It's always embarrassing when -- bam! --out of the blue, you fall down in public. In front of your boss. In front of a whole bunch of strangers, watching as you kiss the pavement.
It's even worse when you find your foot stuck in a pothole filled with putrid water, with more of it splashed on your arms and face and good clothes, a nice new pair of pants ruined and a chunk of your knee gnawed up to a pulpy, bloody mess.
It's worst of all when venders who saw your fall immediately inform you that the same pothole that took you to the pavement at the Farmers Market downtown on Monday has also wreaked similar havoc on at least a half-dozen other victims over the past several weeks. In one incident, the above-mentioned pothole reportedly seized an occupied baby stroller and tossed it on its side.
This year, after a quarter century in downtown's Acacia Park, the City moved what is supposed to be a pedestrian-friendly Farmers' Market to the west side of the Pioneers' Museum. There, along Tejon Street in front of the museum, regional farmers peddle their delicious wares of honey, vegetables, Palisade peaches and Rocky Ford cantaloupe to hundreds of customers every week.
Unfortunately, during its first year there, it has been a public safety hazard. Numerous deep potholes, as well as one hefty sinkhole, have lined the street and gutter since the market opened in late June.
"Since we've been down here we've been so flustrated trying to get this fixed," said Frank Schmidt, of Schmidt Apiaries, who organizes the Farmers' Market.
When Schmidt realized the treacherous layout, he first called the City Parks Department.

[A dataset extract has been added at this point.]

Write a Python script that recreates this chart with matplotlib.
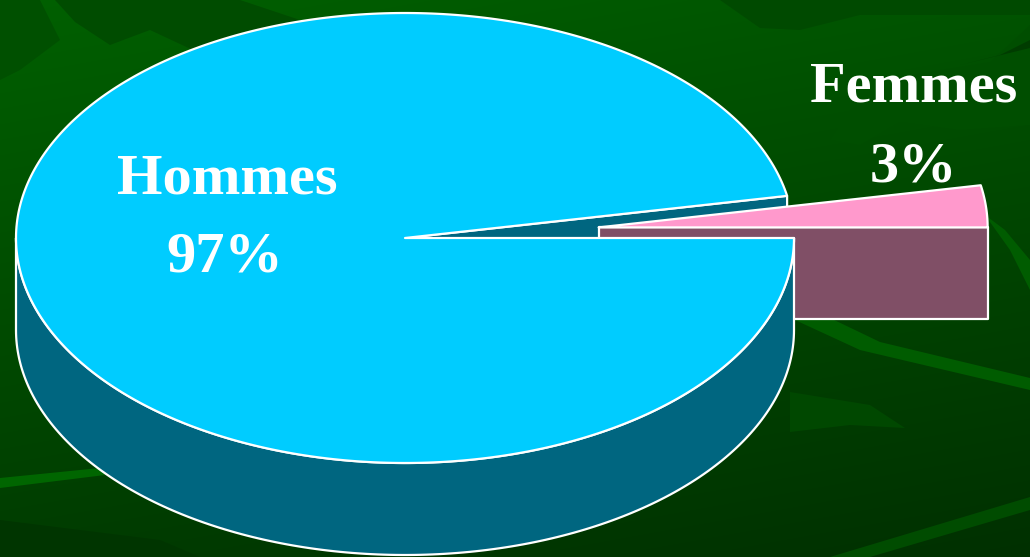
import numpy as np
import matplotlib.pyplot as plt
from matplotlib.patches import Polygon

# Répartition hommes / femmes
labels = ['Hommes', 'Femmes']
values = [97, 3]
top_colors = ['#00CCFF', '#FF99CC']
side_colors = ['#006680', '#804F66']
explode = [0.0, 0.5]

W, H = 1030, 557
fig = plt.figure(figsize=(W / 100, H / 100), dpi=100)
ax = fig.add_axes([0, 0, 1, 1])
ax.set_xlim(0, W)
ax.set_ylim(H, 0)
ax.axis('off')

# fond vert en dégradé
yy, xx = np.mgrid[0:H, 0:W]
t = 0.75 * yy / H + 0.25 * xx / W
c0 = np.array([0x00, 0x60, 0x00]) / 255
c1 = np.array([0x00, 0x30, 0x00]) / 255
bg = c0[None, None, :] * (1 - t[..., None]) + c1[None, None, :] * t[..., None]
ax.imshow(bg, extent=[0, W, H, 0], zorder=0, aspect='auto')

# quelques feuilles dans le fond
leaves = [
    ([(55, 0), (75, 22), (110, 45), (150, 30), (210, 58), (270, 45), (300, 60),
      (330, 30), (240, 0)], '#004C00'),
    ([(0, 0), (40, 0), (60, 40), (20, 70), (0, 80)], '#005000'),
    ([(830, 140), (850, 110), (910, 75), (990, 62), (1030, 25), (1030, 125),
      (960, 130), (900, 122), (860, 145)], '#004E00'),
    ([(720, 0), (760, 28), (800, 30), (860, 15), (1030, 15), (1030, 0)], '#004A00'),
    ([(1000, 55), (1030, 40), (1030, 48), (960, 65)], '#003C00'),
    ([(795, 320), (860, 350), (1030, 390), (1030, 378), (880, 342), (830, 318)], '#005C00'),
    ([(985, 215), (1010, 250), (1030, 290), (1030, 260), (1005, 230)], '#005C00'),
    ([(830, 557), (1030, 497), (1030, 510), (870, 557)], '#004C00'),
    ([(790, 392), (870, 405), (905, 428), (850, 425), (790, 432)], '#004800'),
    ([(0, 478), (100, 468), (105, 475), (0, 488)], '#006600'),
    ([(0, 520), (160, 540), (200, 557), (0, 557)], '#003500'),
]
for pts, col in leaves:
    ax.add_patch(Polygon(pts, closed=True, fc=col, ec='none', zorder=1))

# géométrie du camembert 3D
cx, cy = 405, 238
rx, ry = 389, 225
depth = 92
edge = dict(ec='white', lw=1.6, joinstyle='round')

total = float(sum(values))
femmes_angle = 360.0 * values[1] / total
# Femmes de 0° à 10.8° (vers le haut à droite), Hommes sur le reste
spans = [(femmes_angle, 360.0), (0.0, femmes_angle)]


def pt(theta, ox, oy, dz=0.0):
    a = np.radians(theta)
    return ox + rx * np.cos(a), oy - ry * np.sin(a) + dz


def offset(i):
    a0, a1 = spans[i]
    mid = np.radians((a0 + a1) / 2)
    return cx + explode[i] * rx * np.cos(mid), cy - explode[i] * ry * np.sin(mid)


def radial_face(i, theta, z):
    ox, oy = offset(i)
    ex, ey = pt(theta, ox, oy)
    poly = [(ox, oy), (ex, ey), (ex, ey + depth), (ox, oy + depth)]
    ax.add_patch(Polygon(poly, closed=True, fc=side_colors[i], zorder=z, **edge))


def rim(i, z):
    ox, oy = offset(i)
    a0, a1 = spans[i]
    lo, hi = max(a0, 180.0), min(a1, 360.0)
    if hi <= lo:
        return
    th = np.linspace(lo, hi, 200)
    upper = [pt(t, ox, oy) for t in th]
    lower = [pt(t, ox, oy, depth) for t in th[::-1]]
    ax.add_patch(Polygon(upper + lower, closed=True, fc=side_colors[i], zorder=z, **edge))


def top(i, z):
    ox, oy = offset(i)
    a0, a1 = spans[i]
    th = np.linspace(a0, a1, 400)
    poly = [(ox, oy)] + [pt(t, ox, oy) for t in th]
    ax.add_patch(Polygon(poly, closed=True, fc=top_colors[i], zorder=z, **edge))


# face latérale des hommes visible dans l'ouverture
radial_face(0, spans[0][0], 2)
# part détachée des femmes
radial_face(1, spans[1][0], 3)
top(1, 4)
# corps principal
rim(0, 5)
top(0, 6)

font = dict(family='Liberation Serif', weight='bold', color='white',
            fontsize=42, ha='center', va='baseline', zorder=10)
ax.text(227, 193, labels[0], **font)
ax.text(225, 272, f'{values[0]}%', **font)
ax.text(914, 102, labels[1], **font)
ax.text(913, 182, f'{values[1]}%', **font)

fig.savefig('out.png', dpi=100)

They referred him to the city's street department, which took his report and his telephone number but never called back. Then, he tried the city's Department of Safety. Nothing happened. Then, he explained the situation to City Councilman Richard Skorman, who happened to be shopping at the Market. Finally, a couple of weeks ago, the City repaired a half-block stretch along Tejon Street from Vermijo northward.
That, Schmidt noted, essentially half-repaired the problem, as the remaining stretch remained unfixed. He has tried to avert further injuries by renting, at his own expense, orange cones to alert pedestrian shoppers.
In addition, Schmidt is concerned about two sinkholes in the asphalt directly in front of the Plaza of the Rockies' new high-rise building on Tejon. Schmidt recently demonstrated the depth of sinkholes with a two-foot tire iron, which he shoved into up to the hilt.
As far back as July 1, Schmidt said, he attempted to get the City to fix that additional safety hazard. The City responded by putting a sandbagged barricade over one of the sinkholes, which on Monday had blown over in the wind.
Which means the City has been aware of a hazard in the path of hundreds of pedestrians and vehicles for nearly two months, without doing a thing to fix the problem.
"This is really uncalled for," Schmidt said. "If a truck pulled in over this spot, [the road] would just collapse."
On Monday, after the pothole took me down, I contacted Larry Sidberry, maintenance supervisor for the city's street division. Sidberry initially claimed that the city-owned Colorado Springs Utilities was responsible for fixing the problem. Still, Sidberry agreed to meet me in 20 minutes at the scene.
There, Sidberry again said the sinkholes were the responsibility of the Utilities department. As for the deep potholes along the stretch of Tejon, he said, the City has not been able to fix the street because cars have been parked there.
"We'd have to cover the meter-heads," Sidberry said. "I don't know why that's not been done."
So when will it be fixed? Well, now that we asked, Sidberry said he is sure the work will be completed by next Monday, the day of the next downtown Farmers' Market.
We don't doubt Sidberry's promise.
We're more than a little disgusted, though, that it took a newspaper column, a chewed-up knee and a new pair of pants to make the point.